Worse, 35% of new hires were leaving within the first 90 days, costing the company an estimated $4,500 per failed hire in recruitment, training, and lost productivity costs. The HR team suspected they were hiring for the wrong things: prioritizing experience over the cognitive traits that actually predicted success in the role.
After implementing neuroscience-based assessments, the results were dramatic. Time-to-hire dropped from 23 days to 14 days, a 40% reduction. First-year attrition fell by 28%. And candidate diversity improved significantly, with a 32% increase in hires from non-traditional educational backgrounds. The assessment games replaced the initial phone screen entirely, saving recruiters an average of 6 hours per week while producing more predictive candidate rankings.
Getting Started with Neuroscience-Based Hiring
Transitioning to neuroscience-based hiring doesn't require overhauling your entire recruitment process. Most companies start by adding cognitive assessments to one or two high-volume roles, measuring the impact, and then expanding. Here is a practical roadmap:
- Choose your pilot role — Pick a role with high volume and measurable performance outcomes. Customer service, sales, and operations roles are common starting points.
- Build your benchmark profile — Have your top performers complete the assessments to establish what “great” looks like for this role in your organization.

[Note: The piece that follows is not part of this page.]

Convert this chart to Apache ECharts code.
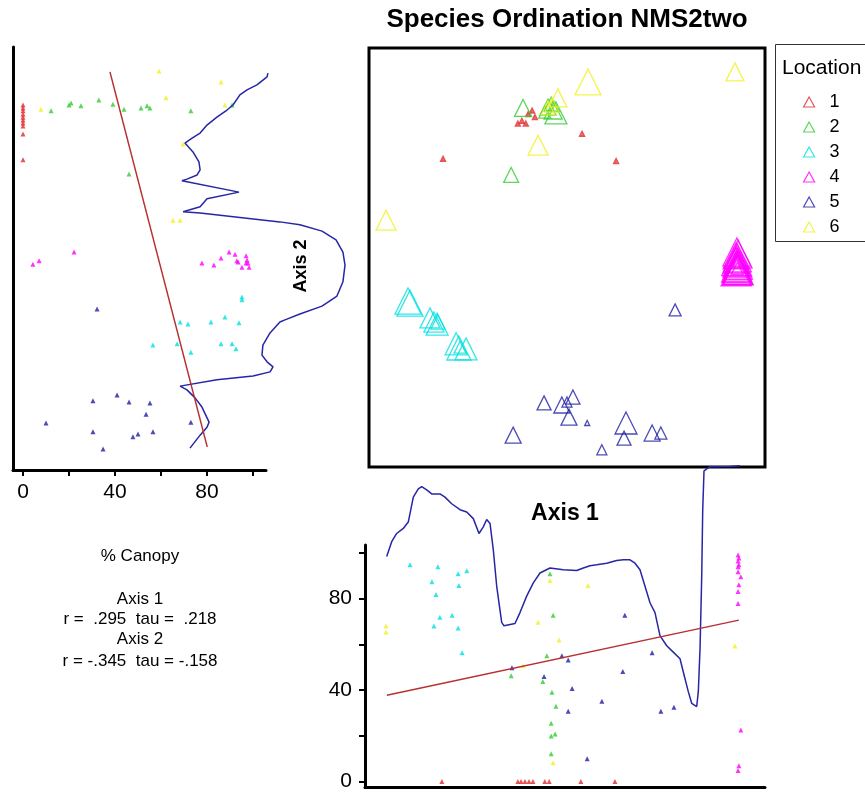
<!DOCTYPE html>
<html>
<head>
<meta charset="utf-8">
<script src="https://cdn.jsdelivr.net/npm/echarts@6/dist/echarts.min.js"></script>
<style>
  html, body { margin: 0; padding: 0; background: #fff; }
  #chart { width: 865px; height: 792px; }
</style>
</head>
<body>
<div id="chart"></div>
<script>
// location groups and their colours
const locations = ['1', '2', '3', '4', '5', '6'];
const colors = ['#e02a2a', '#33cc33', '#00e0e0', '#ff00ff', '#1e1ea0', '#f0f020'];

// ordination scores (axis 1, axis 2, symbol size) per location
const ordScores = [
    [[37.6,81.9,4],[38.6,82.6,4],[39.6,81.9,4],[40.2,84.2,4],[41.2,85.0,4],[41.9,83.5,4],[53.8,79.5,4],[18.7,73.5,4],[62.4,73.0,4]],
    [[38.9,85.7,17],[45.2,85.9,16],[46.0,86.6,14],[46.5,85.2,18],[47.2,84.5,22],[44.4,84.7,12],[46.8,86.0,10],[35.9,69.7,15]],
    [[9.85,39.6,26],[10.35,39.1,26],[15.4,35.6,20],[16.4,34.6,20],[17.2,34.1,22],[17.4,34.6,14],[22.0,29.4,22],[22.7,28.4,24],[24.5,28.2,22],[23.0,28.6,12]],
    [[92.9,51.3,28],[93.2,50.8,28],[92.7,50.4,26],[93.0,49.9,28],[92.8,49.4,26],[93.1,48.9,28],[92.7,48.4,26],[93.0,48.0,28],[92.9,47.5,28],[93.1,47.0,30],
     [92.6,49.0,28],[93.3,48.2,28],[92.8,47.7,30],[93.2,47.2,30],[92.7,46.8,30],[93.0,46.9,28],[92.9,48.6,8],[93.0,47.4,12]],
    [[77.3,37.5,12],[44.2,15.3,14],[48.7,14.8,16],[51.5,16.7,14],[50.0,15.5,10],[50.5,11.9,16],[55.1,10.5,5],[36.4,7.6,16],[64.9,10.5,22],[64.4,6.9,14],[58.8,4.1,10],[71.5,8.1,16],[73.7,8.1,12]],
    [[55.3,91.9,26],[92.4,94.3,18],[47.7,88.1,18],[46.2,86.4,14],[42.7,76.8,20],[4.3,58.9,20],[45.2,85.7,14]]
];

// left panel: % canopy vs axis 2
const canopyAxis2 = [
    [[0,86.4],[0,85.7],[0,85.0],[0,84.2],[0,83.5],[0,82.8],[0,82.1],[0,81.4],[0,79.5],[0,73.3]],
    [[12.2,85.0],[20.0,86.4],[20.9,86.9],[25.2,86.2],[33.0,87.6],[39.1,86.6],[43.9,85.4],[51.3,85.7],[53.9,86.2],[55.2,85.7],[73.0,85.0],[90.9,86.4],[46.1,69.9]],
    [[95.2,40.6],[95.2,39.9],[68.3,34.6],[71.7,34.1],[81.7,34.6],[87.8,35.8],[93.9,34.4],[56.5,29.1],[67.0,29.4],[73.0,27.4],[86.1,29.4],[90.9,29.4],[92.6,28.2]],
    [[4.3,48.4],[7.0,49.2],[22.2,51.3],[77.8,48.7],[83.0,48.2],[86.1,49.9],[89.6,51.3],[92.2,50.8],[93.0,49.2],[93.5,48.9],[95.2,47.7],[97.0,50.4],[97.4,49.4],[97.8,48.7],[98.3,47.7],[97.0,48.7]],
    [[32.2,37.7],[40.9,17.2],[30.4,15.8],[46.1,15.5],[55.2,15.3],[53.5,12.6],[10.0,10.5],[73.0,10.7],[30.4,8.4],[50.0,7.9],[47.8,7.2],[56.5,8.4],[34.8,4.3]],
    [[59.1,94.5],[86.1,91.9],[62.2,88.1],[7.8,85.4],[87.8,86.4],[69.6,77.1],[65.2,58.9],[68.3,58.9]]
];

// bottom panel: axis 1 vs % canopy
const axis1Canopy = [
    [[18.4,0],[37.6,0],[38.4,0],[39.4,0],[40.4,0],[41.4,0],[44.4,0],[45.5,0],[53.5,0],[62.1,0]],
    [[45.7,90.9],[46.5,72.7],[44.9,55.0],[35.9,46.3],[43.9,43.7],[46.2,39.0],[47.2,32.9],[46.0,25.5],[46.0,19.9],[47.0,20.8],[46.0,12.1]],
    [[10.35,94.8],[17.4,93.9],[22.5,90.9],[24.7,92.2],[15.9,87.4],[22.7,85.7],[16.9,81.8],[21.0,72.7],[17.9,71.9],[16.4,68.0],[22.5,67.1],[23.5,56.3]],
    [[93.2,99.1],[93.4,97.8],[93.2,96.5],[93.4,94.8],[93.2,93.9],[93.2,91.8],[93.9,89.6],[93.4,86.1],[93.2,83.1],[93.2,77.9],[93.9,22.5],[93.4,6.9],[93.2,4.8]],
    [[36.1,49.8],[44.2,45.9],[48.7,55.0],[50.3,53.2],[51.3,40.7],[50.3,30.7],[55.1,10.0],[58.8,35.1],[64.1,48.1],[64.6,72.7],[71.5,56.3],[73.7,30.7],[77.0,32.5]],
    [[4.3,68.0],[4.3,65.4],[45.7,87.9],[42.7,69.7],[48.0,61.9],[55.3,85.7],[46.5,8.2],[92.4,59.3],[38.9,50.6]]
];

// smoothed canopy profiles and fitted lines
const curveAxis2 = [[106.5,94.0],[106.1,93.1],[101.7,91.2],[97.4,90.0],[94.3,88.8],[91.3,86.4],[88.7,85.2],[84.3,83.5],[80.0,81.6],[77.0,79.7],[73.5,78.5],[70.4,77.3],[73.9,75.2],[76.5,72.8],[77.0,70.9],[75.7,69.7],[71.3,68.7],[69.1,68.3],[93.9,65.6],[80.0,64.0],[77.0,62.1],[69.6,60.9],[77.0,60.6],[111.7,58.5],[120.4,57.8],[130.0,56.3],[136.1,54.2],[139.1,51.3],[140.0,48.2],[139.1,44.2],[136.5,40.8],[130.0,38.4],[120.4,36.5],[113.9,35.1],[111.7,34.6],[107.4,32.0],[104.3,29.1],[103.9,26.7],[106.1,25.1],[108.7,23.9],[107.4,22.7],[100.0,21.7],[84.3,20.8],[68.3,19.3],[71.3,18.4],[74.8,16.5],[77.8,14.3],[80.9,10.7],[80.0,9.5],[77.0,7.6],[72.6,4.5]];
const curveAxis1 = [[4.47,98.4],[5.73,104.9],[6.99,108.5],[8.66,110.7],[9.92,113.5],[11.19,124.4],[12.45,128.0],[13.31,129.0],[14.57,127.6],[15.83,125.8],[17.93,125.8],[19.19,124.4],[20.88,121.5],[22.98,118.9],[24.67,117.9],[26.34,115.0],[27.78,108.5],[28.86,111.4],[29.72,114.6],[30.56,112.9],[31.39,101.3],[32.25,85.4],[33.51,69.6],[34.09,68.1],[36.87,69.1],[38.13,73.9],[39.82,81.1],[41.49,86.9],[43.18,91.2],[45.71,93.4],[49.07,92.6],[52.45,92.3],[54.12,93.4],[55.81,94.4],[57.5,94.8],[60.03,95.5],[62.55,96.7],[64.22,97.0],[65.91,97.0],[67.17,95.5],[68.43,92.6],[69.7,85.4],[70.96,78.2],[72.22,73.9],[73.48,63.8],[75.18,59.4],[76.84,56.6],[78.54,53.7],[79.37,47.9],[80.63,39.3],[81.49,34.2],[82.75,32.8],[83.16,39.3],[83.59,58.0],[84.02,89.7],[84.27,118.6],[84.6,135.9],[86.11,137.7],[91.16,137.8],[93.69,138.1]];
const fitAxis2 = [[37.8,94.3],[80.1,4.8]];
const fitAxis1 = [[4.5,37.7],[93.4,70.6]];

const canopyTicks = [0, 20, 40, 60, 80, 100];
const canopyLabels = [0, 40, 80];

const font = 'Liberation Sans, Arial, sans-serif';
const chart = echarts.init(document.getElementById('chart'));

const hidden = { show: false, splitLine: { show: false } };
const plainAxisLine = { show: true, onZero: false, lineStyle: { color: '#000', width: 3 } };

const series = [];
locations.forEach((name, i) => {
    series.push({
        name: name, type: 'scatter', xAxisIndex: 0, yAxisIndex: 0,
        symbol: 'triangle', symbolSize: v => v[2],
        itemStyle: { color: 'transparent', borderColor: colors[i], borderWidth: i === 0 ? 2 : 1.3 },
        data: ordScores[i]
    });
});
locations.forEach((name, i) => {
    series.push({
        name: name, type: 'scatter', xAxisIndex: 1, yAxisIndex: 1,
        symbol: 'triangle', symbolSize: 5,
        itemStyle: { color: colors[i] },
        data: canopyAxis2[i]
    });
    series.push({
        name: name, type: 'scatter', xAxisIndex: 2, yAxisIndex: 2,
        symbol: 'triangle', symbolSize: 5,
        itemStyle: { color: colors[i] },
        data: axis1Canopy[i]
    });
});
series.push(
    // left profile lives on a wider hidden grid with the same scale, so it can run past the axis
    { type: 'line', xAxisIndex: 3, yAxisIndex: 3, data: curveAxis2, showSymbol: false,
      lineStyle: { color: '#2626a6', width: 1.5 } },
    { type: 'line', xAxisIndex: 2, yAxisIndex: 2, data: curveAxis1, showSymbol: false, clip: false,
      lineStyle: { color: '#2626a6', width: 1.5 } },
    { type: 'line', xAxisIndex: 1, yAxisIndex: 1, data: fitAxis2, showSymbol: false,
      lineStyle: { color: '#b83030', width: 1.5 } },
    { type: 'line', xAxisIndex: 2, yAxisIndex: 2, data: fitAxis1, showSymbol: false,
      lineStyle: { color: '#b83030', width: 1.5 } }
);

const statText = (text, y, size) => ({
    type: 'text', x: 140, y: y,
    style: { text: text, font: size + 'px ' + font, fill: '#000', textAlign: 'center', textVerticalAlign: 'middle' }
});

chart.setOption({
    animation: false,
    title: {
        text: 'Species Ordination NMS2two', left: 567, top: 7, textAlign: 'center', padding: 0,
        textStyle: { fontFamily: font, fontSize: 26, fontWeight: 'bold', color: '#000' }
    },
    legend: {
        data: locations, orient: 'vertical', left: 798, top: 88, icon: 'triangle',
        itemWidth: 11, itemHeight: 10, itemGap: 7, selectedMode: false,
        itemStyle: { color: 'transparent', borderWidth: 1.2 },
        textStyle: { fontFamily: font, fontSize: 18, color: '#000', padding: [0, 0, 0, 10] }
    },
    grid: [
        { left: 369, right: 100, top: 48, bottom: 325, show: true, borderColor: '#000', borderWidth: 3 },
        { left: 13, width: 253, top: 47, height: 423 },
        { left: 365, right: 100, top: 545, bottom: 2 },
        { left: 13, width: 347, top: 47, height: 423 }
    ],
    xAxis: [
        { type: 'value', gridIndex: 0, min: 0, max: 100, ...hidden },
        { type: 'value', gridIndex: 1, min: -4.35, max: 105.65, splitLine: { show: false },
          axisLine: plainAxisLine,
          axisTick: { show: true, customValues: canopyTicks, length: 6, lineStyle: { color: '#000', width: 2 } },
          axisLabel: { customValues: canopyLabels, fontFamily: font, fontSize: 21, color: '#000', margin: 12 } },
        { type: 'value', gridIndex: 2, min: -1.01, max: 100, splitLine: { show: false },
          axisLine: plainAxisLine, axisTick: { show: false }, axisLabel: { show: false } },
        { type: 'value', gridIndex: 3, min: -4.35, max: 146.52, ...hidden }
    ],
    yAxis: [
        { type: 'value', gridIndex: 0, min: 0, max: 100, ...hidden },
        { type: 'value', gridIndex: 1, min: -0.72, max: 100.24, splitLine: { show: false },
          axisLine: plainAxisLine, axisTick: { show: false }, axisLabel: { show: false } },
        { type: 'value', gridIndex: 2, min: -2.6, max: 103.46, splitLine: { show: false },
          axisLine: plainAxisLine,
          axisTick: { show: true, customValues: canopyTicks, length: 6, lineStyle: { color: '#000', width: 2 } },
          axisLabel: { customValues: canopyLabels, fontFamily: font, fontSize: 21, color: '#000', margin: 13 } },
        { type: 'value', gridIndex: 3, min: -0.72, max: 100.24, ...hidden }
    ],
    graphic: [
        { type: 'rect', shape: { x: 775.5, y: 44.5, width: 95, height: 197 },
          style: { fill: 'none', stroke: '#333', lineWidth: 1 } },
        { type: 'text', x: 782, y: 68,
          style: { text: 'Location', font: '21px ' + font, fill: '#000', textVerticalAlign: 'middle' } },
        { type: 'text', x: 301, y: 266, rotation: Math.PI / 2,
          style: { text: 'Axis 2', font: 'bold 18px ' + font, fill: '#000', textAlign: 'center', textVerticalAlign: 'middle' } },
        { type: 'text', x: 565, y: 514,
          style: { text: 'Axis 1', font: 'bold 23px ' + font, fill: '#000', textAlign: 'center', textVerticalAlign: 'middle' } },
        statText('% Canopy', 556, 17),
        statText('Axis 1', 599, 17),
        statText('r =  .295  tau =  .218', 619, 17),
        statText('Axis 2', 639, 17),
        statText('r = -.345  tau = -.158', 661, 17)
    ],
    series: series
});
</script>
</body>
</html>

- Integrate into your workflow — Add the assessment as an early step in the process, ideally after the initial application and before the first interview.
- Run a parallel study — For the first 60-90 days, run the assessment alongside your existing process. Compare outcomes to validate the approach.
- Measure and iterate — Track key metrics like time-to-hire, quality of hire, diversity impact, and candidate satisfaction. Use the data to refine your benchmark profiles.
The Future Is Already Here
Neuroscience-based hiring isn't a futuristic concept. Companies around the world are already using it to hire smarter, faster, and more fairly. The science is robust, the technology is mature, and the results speak for themselves.
The question isn't whether neuroscience-based hiring will become mainstream. It's whether your company will adopt it before your competitors do.